À table

L’amour à l’état pur

Bonne nouvelle : la technologie médicale peut maintenant prévenir ou traiter de nombreux handicaps; la méningite ne risque pratiquement plus de causer la surdité, les malformations peuvent être mieux traitées et la poliomyélite est pratiquement éradiquée.

Mauvaise nouvelle : de nombreux troubles ne peuvent encore être prévenus ou traités, et certains troubles liés à l’âge de la mère, comme l’autisme, sont en hausse.

De temps à autre, des parents doivent relever le défi d’élever un enfant handicapé. Lorsqu’on leur apprend la nouvelle, la plupart sont atterrés. Les rêves d’études universitaires, de bourses sports-études, d’une maison remplie de petits-enfants, font place aux incessantes hospitalisations et à la préoccupation du bien-être de l’enfant à long terme.

Ma fille, Thi Thu, est sourde. Ce n’est pas une handicap majeur : elle communique bien en langue des signes, a de nombreux amis, un rire contagieux et un caractère joyeux, mais elle vit tout de même dans un univers restreint.

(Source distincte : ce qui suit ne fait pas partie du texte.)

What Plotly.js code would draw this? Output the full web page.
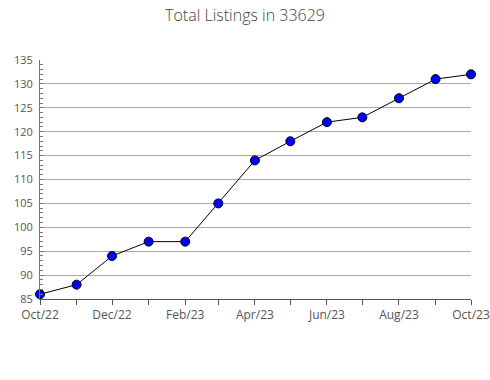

Alors que ses frères et sœurs conduisent la voiture, vont au cégep et travaillent à temps partiel, elle fréquente encore l’école secondaire à 19 ans. Elle a beaucoup de réticence à interagir avec le monde entendant et elle dépendra encore beaucoup de nous, pendant quelques années.

Thi Thu a passé de nombreuses années au Centre de réadaptation MAB-MacKay, où j’ai eu l’occasion de voir des enfants ayant des limitations physiques à divers degrés, dont certains très prononcés. Si un éventuel parent entrait dans un tel établissement et voyait les enfants en fauteuil roulant, il paniquerait probablement à l’idée d’avoir un enfant handicapé comme ceux-là. Mais, vous savez quoi? Je crois qu’aucun parent d’enfant handicapé ne changerait de place avec qui que ce soit : l’amour c’est l’amour, et un handicap n’y change rien.

Vous croyez peut-être que vous vous sentirez mieux si votre enfant arrive à la maison avec un diplôme universitaire que s’il vous apporte un petit gâteau un peu croche confectionné à son cours de cuisine, mais, curieusement, ce n’est pas le cas, parce que l’amour ressenti à ce moment-là est pur.

En fait, ce lien peut souvent être plus fort. Quand on pense aux bébés, ils sont tous parfaits. Ils ne sont pas assez vieux pour exprimer autre chose que des émotions à l’état brut : joie, faim, irritation, curiosité, rire. Il n’existe pas de conflits, pas de représailles, de ressentiment ou de brouilles. L’innocence des jeunes enfants met en lumière le lien direct entre parent et enfant.

Ce lien à l’état pur est ce que ressentent les parents d’enfants handicapés. L’incapacité de l’enfant à fonctionner comme les autres (parler, étudier et être autonome) n’altère en rien ce lien. C’est de l’amour à 100 %, et il n’existe rien de mieux.